16. Finally, the Supreme Court per Niki Tobi in Muhammadu Buhari v INEC & Ors held that there is a difference between affidavit and deposition or Written Statement on Oath. Following it, it has been demonstrated that a Written Statement on oath filed along with but not sworn to, can be cured with an oath taken in the Witness Box, subsequent to its adoption. In a proceeding where I and others were led by Akin Olujimi, SAN, a witness was led to make clerical corrections in his Written Statement on Oath before it was adopted based on sound principle of law and practice that Statement on Oath is a pleading that can be corrected before its adoption unlike an affidavit that has a rigorous and legal procedure before it can be corrected.

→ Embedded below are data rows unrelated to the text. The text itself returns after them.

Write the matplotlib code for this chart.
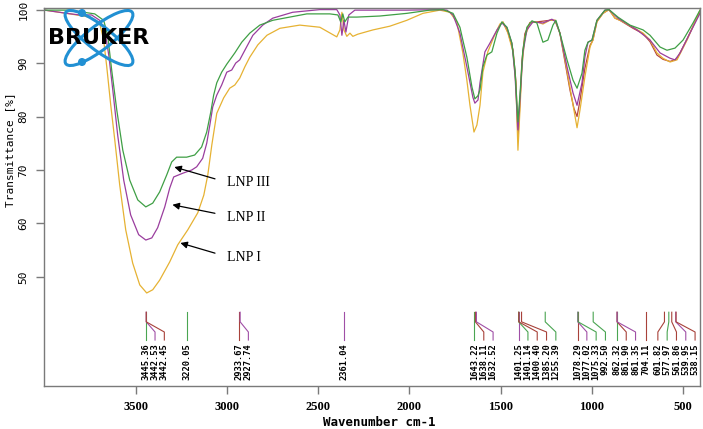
import matplotlib
matplotlib.use('Agg')
import matplotlib.pyplot as plt
from matplotlib.patches import Ellipse, Circle

# spectra: wavenumber (cm-1) and transmittance (%)
lnp1_wn = [4000, 3879, 3753, 3698, 3676, 3659, 3637, 3615, 3588, 3555, 3517, 3478, 3440, 3407,
           3369, 3314, 3270, 3215, 3160, 3127, 3105, 3083, 3056, 3018, 2985, 2957, 2930, 2902,
           2875, 2831, 2781, 2710, 2601, 2491, 2398, 2381, 2370, 2359, 2343, 2326, 2310, 2283,
           2200, 2107, 2014, 1926, 1833, 1778, 1740, 1707, 1685, 1668, 1646, 1630, 1613, 1597,
           1570, 1537, 1504, 1487, 1460, 1432, 1416, 1405, 1394, 1383, 1367, 1339, 1301, 1268,
           1230, 1202, 1175, 1147, 1120, 1098, 1081, 1065, 1038, 1010, 994, 972, 939, 906, 873,
           846, 774, 719, 681, 643, 610, 571, 533, 478, 423, 407]
lnp1_t = [99.9, 99.3, 98.6, 97.5, 94.3, 89.3, 82.1, 75.6, 67.2, 58.8, 52.6, 48.5, 47.0, 47.6,
          49.4, 52.8, 56.0, 58.8, 62.0, 65.3, 69.1, 74.7, 80.6, 83.5, 85.3, 85.9, 87.2, 89.3,
          91.1, 93.4, 95.2, 96.5, 97.1, 96.7, 94.9, 96.2, 99.5, 96.2, 95.0, 95.6, 95.0, 95.4,
          96.2, 96.9, 98.0, 99.3, 99.9, 99.5, 97.7, 91.9, 86.8, 82.1, 77.1, 78.4, 82.1, 88.3,
          92.1, 94.9, 97.3, 97.7, 95.6, 92.1, 85.9, 73.7, 81.2, 89.3, 94.9, 97.5, 97.7, 97.3,
          98.0, 98.0, 95.6, 90.6, 85.5, 81.2, 77.9, 81.2, 87.4, 93.0, 94.3, 97.7, 99.3, 100.0, 98.4,
          98.0, 96.7, 95.6, 94.3, 91.9, 90.9, 90.2, 90.6, 94.3, 98.6, 99.9]

lnp2_wn = [4000, 3918, 3879, 3808, 3742, 3698, 3670, 3648, 3626, 3599, 3566, 3528, 3484, 3445,
           3412, 3380, 3341, 3314, 3292, 3242, 3193, 3166, 3133, 3111, 3094, 3078, 3056, 3029,
           3001, 2974, 2952, 2930, 2902, 2858, 2804, 2749, 2640, 2491, 2398, 2381, 2370, 2359,
           2348, 2332, 2299, 2014, 1833, 1794, 1761, 1723, 1685, 1652, 1641, 1624, 1613, 1586,
           1559, 1520, 1493, 1465, 1438, 1421, 1405, 1394, 1378, 1356, 1323, 1268, 1219, 1197,
           1175, 1136, 1103, 1081, 1054, 1038, 1021, 999, 972, 928, 906, 857, 752, 681, 626,
           571, 544, 516, 462, 407]
lnp2_t = [99.9, 99.5, 99.3, 99.0, 99.0, 98.0, 96.2, 91.5, 85.0, 76.5, 68.1, 61.6, 57.9, 56.9,
          57.3, 59.2, 63.1, 66.6, 68.7, 69.4, 70.0, 70.6, 72.2, 75.0, 78.4, 81.8, 84.0, 85.9,
          88.3, 88.7, 90.0, 90.6, 92.4, 95.2, 97.1, 98.4, 99.5, 100.0, 100.0, 99.0, 95.2, 98.0,
          95.8, 99.0, 99.9, 99.9, 100.0, 99.9, 99.0, 95.6, 89.3, 83.6, 82.5, 83.1, 86.3, 92.1,
          93.7, 96.2, 97.5, 96.6, 93.7, 87.7, 77.5, 83.1, 91.9, 96.2, 97.7, 97.5, 98.2, 97.7,
          95.6, 89.3, 84.4, 82.1, 86.3, 91.1, 93.9, 94.3, 98.0, 99.9, 100.0, 98.4, 96.2, 94.3, 91.9,
          90.9, 90.6, 91.9, 95.6, 99.3]

lnp3_wn = [4000, 3863, 3725, 3676, 3654, 3632, 3604, 3571, 3533, 3489, 3445, 3407, 3369, 3330,
           3303, 3276, 3221, 3177, 3139, 3111, 3089, 3073, 3056, 3029, 3001, 2957, 2919, 2875,
           2820, 2749, 2656, 2562, 2436, 2392, 2376, 2365, 2354, 2337, 2288, 2162, 2014, 1888,
           1816, 1761, 1723, 1707, 1685, 1657, 1641, 1624, 1613, 1597, 1575, 1548, 1520, 1493,
           1465, 1438, 1421, 1405, 1394, 1378, 1356, 1328, 1301, 1284, 1268, 1241, 1213, 1197,
           1175, 1136, 1103, 1081, 1054, 1038, 1021, 999, 972, 928, 906, 857, 791, 719, 681,
           626, 588, 544, 500, 445, 407]
lnp3_t = [99.9, 99.9, 99.2, 98.0, 95.2, 88.7, 81.2, 73.7, 68.1, 64.4, 63.1, 63.8, 65.9, 69.1,
          71.5, 72.4, 72.4, 72.8, 74.3, 77.1, 80.8, 84.0, 86.3, 88.3, 89.8, 91.9, 93.9, 95.6,
          97.1, 98.0, 98.6, 99.2, 99.2, 99.0, 97.7, 99.2, 97.7, 98.6, 98.6, 98.8, 99.3, 99.9,
          100.0, 99.3, 96.7, 94.3, 91.1, 85.5, 83.3, 83.9, 85.0, 89.3, 91.5, 92.1, 95.6, 97.7,
          96.7, 93.7, 88.7, 79.0, 84.0, 92.4, 96.7, 97.9, 97.5, 95.6, 93.9, 94.3, 97.1, 98.0,
          95.6, 90.6, 86.8, 85.3, 88.1, 92.4, 93.9, 94.3, 98.0, 99.9, 100.0, 98.6, 97.1, 96.2, 95.2,
          93.0, 92.4, 92.8, 94.3, 97.5, 99.9]

# fourth (unlabelled) trace, mostly hidden under the others
red_wn = [1487, 1460, 1432, 1416, 1405, 1394, 1383, 1367, 1339, 1301, 1230, 1202, 1175, 1147,
          1120, 1098, 1081, 1065, 1038, 1010, 994, 972, 939, 906, 873, 846, 774, 719, 681, 643,
          610, 571, 533, 478, 423, 407]
red_t = [97.6, 95.8, 92.5, 86.5, 76.0, 82.5, 90.5, 95.5, 97.6, 97.7, 98.0, 98.0, 95.6, 90.2,
         85.0, 81.5, 80.0, 83.0, 89.0, 93.3, 94.3, 97.8, 99.3, 100.0, 98.4, 98.0, 96.5, 95.5,
         94.0, 91.5, 90.7, 90.3, 90.8, 94.5, 98.5, 99.5]

# peak picks (wavenumber, which spectrum)
peak_wn = [3445.36, 3442.53, 3442.45, 3220.05, 2933.67, 2927.74, 2361.04, 1643.22, 1638.11,
           1632.52, 1401.25, 1401.14, 1400.40, 1385.20, 1255.39, 1078.29, 1077.02, 1075.33,
           992.50, 862.32, 861.90, 861.35, 704.11, 601.82, 577.97, 561.86, 539.95, 538.15]
peak_src = ['g', 'p', 'r', 'g', 'r', 'p', 'p', 'g', 'r', 'p', 'p', 'g', 'r', 'r', 'g', 'r', 'p',
            'g', 'g', 'g', 'r', 'p', 'r', 'r', 'g', 'r', 'p', 'r']

sample_names = ['LNP III', 'LNP II', 'LNP I']

GREEN = '#3f9f45'
PURPLE = '#9a3d9e'
YELLOW = '#e6b233'
RED = '#b5453c'
PEAK_COL = {'g': '#4aa552', 'p': '#a04fa6', 'r': '#a8423a'}
MONO = 'DejaVu Sans Mono'
SERIF = 'Liberation Serif'

fig = plt.figure(figsize=(7.03, 4.29), dpi=100)
ax = fig.add_axes([44 / 703, 1 - 386 / 429, 656 / 703, 378 / 429])

ax.plot(red_wn, red_t, color=RED, lw=0.9)
ax.plot(lnp1_wn, lnp1_t, color=YELLOW, lw=0.9)
ax.plot(lnp2_wn, lnp2_t, color=PURPLE, lw=0.9)
ax.plot(lnp3_wn, lnp3_t, color=GREEN, lw=0.9)

ax.set_xlim(4003, 407)
ax.set_ylim(29.6, 100.3)

# peak label layout: push labels apart, keep them inside the frame
spacing = 51
right_limit = 434
lab = []
for w in peak_wn:
    lab.append(w if not lab else min(w, lab[-1] - spacing))
lab[-1] = max(lab[-1], right_limit)
for i in range(len(lab) - 2, -1, -1):
    lab[i] = max(lab[i], lab[i + 1] + spacing)

for w, lx, src in zip(peak_wn, lab, peak_src):
    c = PEAK_COL[src]
    if abs(lx - w) < 1:
        ax.plot([w, w], [43.4, 38.2], color=c, lw=0.8)
    else:
        ax.plot([w, w, lx, lx], [43.4, 41.6, 39.7, 38.2], color=c, lw=0.8)
    ax.text(lx, 37.6, f'{w:.2f}', rotation=90, ha='center', va='top',
            fontsize=6.3, family=MONO, fontweight='bold')

# sample arrows
arrow_tips = [(3303, 70.7), (3314, 63.6), (3270, 56.5)]
text_pos = [(3001, 67.6), (3001, 61.2), (3001, 53.7)]
for name, tip, tp in zip(sample_names, arrow_tips, text_pos):
    ax.annotate('', xy=tip, xytext=(tp[0] + 50, tp[1] + 0.6),
                arrowprops=dict(arrowstyle='-|>', color='black', lw=0.9, mutation_scale=10))
    ax.text(tp[0], tp[1], name, ha='left', va='center', fontsize=10, family=SERIF)

# axes styling
frame = '#7a7a7a'
for s in ax.spines.values():
    s.set_color(frame)
    s.set_linewidth(1.0)
ax.set_xticks([3500, 3000, 2500, 2000, 1500, 1000, 500])
ax.set_yticks([50, 60, 70, 80, 90, 100])
ax.tick_params(axis='both', direction='out', length=6, width=1, color=frame)
ax.tick_params(axis='x', pad=5)
ax.tick_params(axis='y', pad=5)
for t in ax.get_xticklabels():
    t.set_fontfamily(SERIF)
    t.set_fontweight('bold')
    t.set_fontsize(9)
for t in ax.get_yticklabels():
    t.set_fontfamily(MONO)
    t.set_fontsize(8)
    t.set_rotation(90)
    t.set_va('center')

fig.text(379 / 703, 1 - 423 / 429, 'Wavenumber cm-1', ha='center', va='center',
         fontsize=9, family=MONO, fontweight='bold')
fig.text(10 / 703, 1 - 150 / 429, 'Transmittance [%]', ha='center', va='center',
         rotation=90, fontsize=8, family=MONO)

# Bruker logo
lg = fig.add_axes([45 / 703, 1 - 70 / 429, 115 / 703, 65 / 429])
lg.set_xlim(45, 160)
lg.set_ylim(70, 5)
lg.axis('off')
blue = '#2190d3'
for ang in (38, -38):
    lg.add_patch(Ellipse((99, 38), 84, 24, angle=ang, fill=False, ec=blue, lw=2.2))
for cy in (13, 62):
    lg.add_patch(Circle((82, cy), 3.3, color=blue))
lg.text(99, 38.5, 'BRUKER', ha='center', va='center', fontsize=16,
        fontweight='heavy', family='DejaVu Sans', color='black')

fig.savefig('out.png', dpi=100)
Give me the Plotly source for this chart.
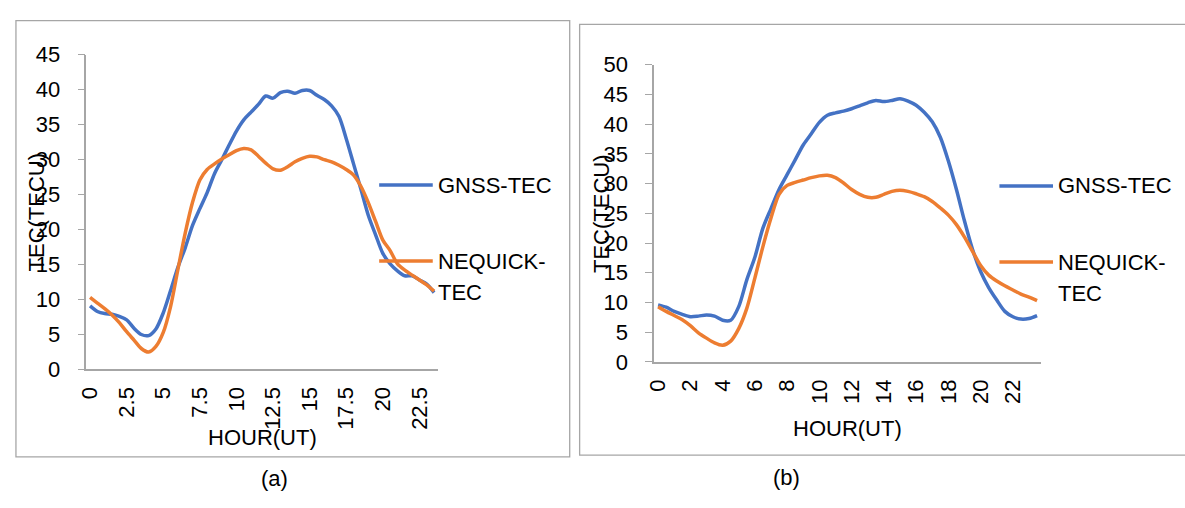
import plotly.graph_objects as go

# ---------------- data ----------------
hours = [0, 0.5, 1, 1.5, 2, 2.5, 3, 3.5, 4, 4.5, 5, 5.5, 6, 6.5, 7, 7.5, 8, 8.5, 9, 9.5,
         10, 10.5, 11, 11.5, 12, 12.5, 13, 13.5, 14, 14.5, 15, 15.5, 16, 16.5, 17, 17.5,
         18, 18.5, 19, 19.5, 20, 20.5, 21, 21.5, 22, 22.5, 23, 23.5]

gnss_a = [9.1, 8.3, 8.0, 7.9, 7.6, 7.1, 5.9, 5.0, 4.85, 5.8,
          8.1, 11.3, 14.6, 17.4, 20.6, 23.0, 25.3, 28.0, 30.0, 32.1,
          34.1, 35.7, 36.8, 37.9, 39.1, 38.8, 39.6, 39.8, 39.5, 39.9,
          39.9, 39.2, 38.6, 37.7, 36.2, 33.0, 29.4, 25.8, 22.1, 19.3,
          16.6, 15.1, 14.1, 13.4, 13.4, 12.8, 12.2, 11.0]
nequick_a = [10.3, 9.5, 8.7, 7.8, 6.7, 5.4, 4.2, 3.0, 2.5, 3.3,
             5.3, 9.0, 14.3, 19.5, 23.9, 27.1, 28.6, 29.4, 30.1, 30.7,
             31.3, 31.6, 31.4, 30.5, 29.5, 28.7, 28.5, 29.0, 29.7, 30.2,
             30.5, 30.4, 30.0, 29.7, 29.2, 28.6, 27.8, 26.2, 23.9, 21.2,
             18.5, 17.0, 15.1, 14.2, 13.5, 12.8, 12.1, 11.2]

gnss_b = [9.6, 9.2, 8.5, 8.0, 7.6, 7.7, 7.9, 7.7, 7.0, 7.0,
          9.3, 13.8, 17.6, 22.5, 25.8, 29.0, 31.5, 34.0, 36.5, 38.4,
          40.3, 41.5, 41.9, 42.2, 42.6, 43.1, 43.6, 44.0, 43.8, 44.0,
          44.3, 43.9, 43.2, 42.0, 40.4, 37.8, 33.8, 29.0, 23.7, 18.9,
          15.2, 12.5, 10.4, 8.5, 7.6, 7.2, 7.3, 7.8]
nequick_b = [9.3, 8.5, 7.8, 7.1, 6.1, 4.9, 4.0, 3.2, 2.8, 3.5,
             5.6, 9.0, 14.1, 19.4, 24.2, 28.2, 29.7, 30.2, 30.6, 31.0,
             31.3, 31.4, 31.0, 30.1, 29.0, 28.2, 27.7, 27.7, 28.2, 28.7,
             28.9, 28.7, 28.3, 27.8, 27.0, 25.9, 24.7, 23.1, 21.0, 18.6,
             16.2, 14.6, 13.6, 12.8, 12.1, 11.4, 10.9, 10.3]

ticks_a = [0, 2.5, 5, 7.5, 10, 12.5, 15, 17.5, 20, 22.5]
ticklabels_a = ["0", "2.5", "5", "7.5", "10", "12.5", "15", "17.5", "20", "22.5"]
ticks_b = [0, 2, 4, 6, 8, 10, 12, 14, 16, 18, 20, 22]
ticklabels_b = ["0", "2", "4", "6", "8", "10", "12", "14", "16", "18", "20", "22"]

series_names = ["GNSS-TEC", "NEQUICK-TEC"]

# ---------------- style ----------------
W, H = 1185, 508
BLUE = "#4472C4"
ORANGE = "#ED7D31"
AXC = "#A6A6A6"
FONT = "Liberation Sans, Arial, sans-serif"
FS = 22


def px(x):
    return x / W


def py(y):
    return 1 - y / H


fig = go.Figure()
for xa, ya, g, n in [("x", "y", gnss_a, nequick_a), ("x2", "y2", gnss_b, nequick_b)]:
    fig.add_trace(go.Scatter(x=hours, y=g, mode="lines", name=series_names[0],
                             line=dict(color=BLUE, width=3.5, shape="spline", smoothing=0.8),
                             xaxis=xa, yaxis=ya, showlegend=False))
    fig.add_trace(go.Scatter(x=hours, y=n, mode="lines", name=series_names[1],
                             line=dict(color=ORANGE, width=3.5, shape="spline", smoothing=0.8),
                             xaxis=xa, yaxis=ya, showlegend=False))


def xaxis_cfg(dom, tv, tt, anchor):
    return dict(domain=dom, range=[-0.25, 23.75], anchor=anchor,
                showline=True, linecolor=AXC, linewidth=1.5,
                ticks="", tickmode="array", tickvals=tv, ticktext=tt, tickangle=-90,
                tickfont=dict(family=FONT, size=FS, color="black"),
                ticklabelstandoff=7,
                showgrid=False, zeroline=False, fixedrange=True)


def xtick_overlay(dom, over, anchor):
    # category boundary tick marks (Excel-style, between the half-hourly points)
    return dict(domain=dom, range=[-0.25, 23.75], anchor=anchor, overlaying=over,
                showline=False, ticks="outside", ticklen=7, tickcolor=AXC, tickwidth=1.3,
                tickmode="linear", tick0=-0.25, dtick=0.5, showticklabels=False,
                showgrid=False, zeroline=False, fixedrange=True)


def yaxis_cfg(dom, top, anchor):
    return dict(domain=dom, range=[0, top], anchor=anchor,
                showline=True, linecolor=AXC, linewidth=1.5,
                ticks="outside", ticklen=7, tickcolor=AXC, tickwidth=1.3,
                tickmode="linear", tick0=0, dtick=5,
                tickfont=dict(family=FONT, size=FS, color="black"),
                ticklabelstandoff=13,
                showgrid=False, zeroline=False, fixedrange=True)


shapes = [
    dict(type="rect", xref="paper", yref="paper", x0=px(7), x1=px(565), y0=py(468), y1=py(9),
         line=dict(color=AXC, width=1.3), fillcolor="rgba(0,0,0,0)", layer="below"),
    dict(type="rect", xref="paper", yref="paper", x0=px(575), x1=1.02, y0=py(466), y1=py(13),
         line=dict(color=AXC, width=1.3), fillcolor="rgba(0,0,0,0)", layer="below"),
]

annotations = []


def text(t, x, y, angle=0, xanchor="center"):
    annotations.append(dict(text=t, x=px(x), y=py(y), xref="paper", yref="paper",
                            showarrow=False, textangle=angle, xanchor=xanchor, yanchor="middle",
                            font=dict(family=FONT, size=FS, color="black")))


# legend keys (a) and (b)
for x0, yg, yn in [(373, 182, 262), (998, 183, 263)]:
    shapes.append(dict(type="line", xref="paper", yref="paper", x0=px(x0), x1=px(x0 + 54),
                       y0=py(yg), y1=py(yg), line=dict(color=BLUE, width=3.5), layer="above"))
    shapes.append(dict(type="line", xref="paper", yref="paper", x0=px(x0), x1=px(x0 + 54),
                       y0=py(yn), y1=py(yn), line=dict(color=ORANGE, width=3.5), layer="above"))
    text("GNSS-TEC", x0 + 57, yg, xanchor="left")
    text("NEQUICK-", x0 + 57, yn, xanchor="left")
    text("TEC", x0 + 57, yn + 33, xanchor="left")

# axis titles
text("TEC(TECU)", 28, 210, angle=-90)
text("HOUR(UT)", 255, 448)
text("TEC(TECU)", 597, 212, angle=-90)
text("HOUR(UT)", 845, 438)
# captions
text("(a)", 268, 491)
text("(b)", 783, 490)

fig.update_layout(
    width=W, height=H,
    margin=dict(l=0, r=0, t=0, b=0),
    paper_bgcolor="white", plot_bgcolor="white",
    showlegend=False,
    xaxis=xaxis_cfg([px(78), px(432)], ticks_a, ticklabels_a, "y"),
    yaxis=yaxis_cfg([py(376), py(45)], 45, "x"),
    xaxis2=xaxis_cfg([px(650), px(1040)], ticks_b, ticklabels_b, "y2"),
    yaxis2=yaxis_cfg([py(368), py(55.5)], 50, "x2"),
    xaxis3=xtick_overlay([px(78), px(432)], "x", "y"),
    xaxis4=xtick_overlay([px(650), px(1040)], "x2", "y2"),
    shapes=shapes,
    annotations=annotations,
)

fig.write_html("out.html")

From the above, it is submitted that the submissions and argument in the Rejoinder to the effect that because the Administrator General and Public Trustee, Laws of Ondo State empowers the Administrator General and Public Trustee, Ondo State to administer Oath, the said Law can be construed as empowering or enabling Administrator General and Public Trustee, Ondo State to create a Registry for the purpose of filing affidavit and administering oath in an affidavit. When;
- Power to administer oath for a specific purpose cannot be construed to mean power to receive for the purpose of filing an affidavit and to administer oath in an affidavit.
- Evidence generally is in exclusive Legislative List and affidavit being a specie of evidence cannot be regulated or provided for in any state law, therefore, Administrator General and Public Trustee, Ondo State Laws or any state law at that cannot be relied on or interpreted in determining who can receive, file or administer oath in an affidavit.
- The power of the Administrator General and Public Trustee, Ondo State to administer oath in the discharge of his specific duty cannot be stretched to invest in him the power to administer oath in an affidavit, receive and file affidavit in the erroneous belief that whoever can administer any oath can administer oath in an affidavit, receive and file affidavit because oaths and affidavit, in law and in practical terms are no one and the same.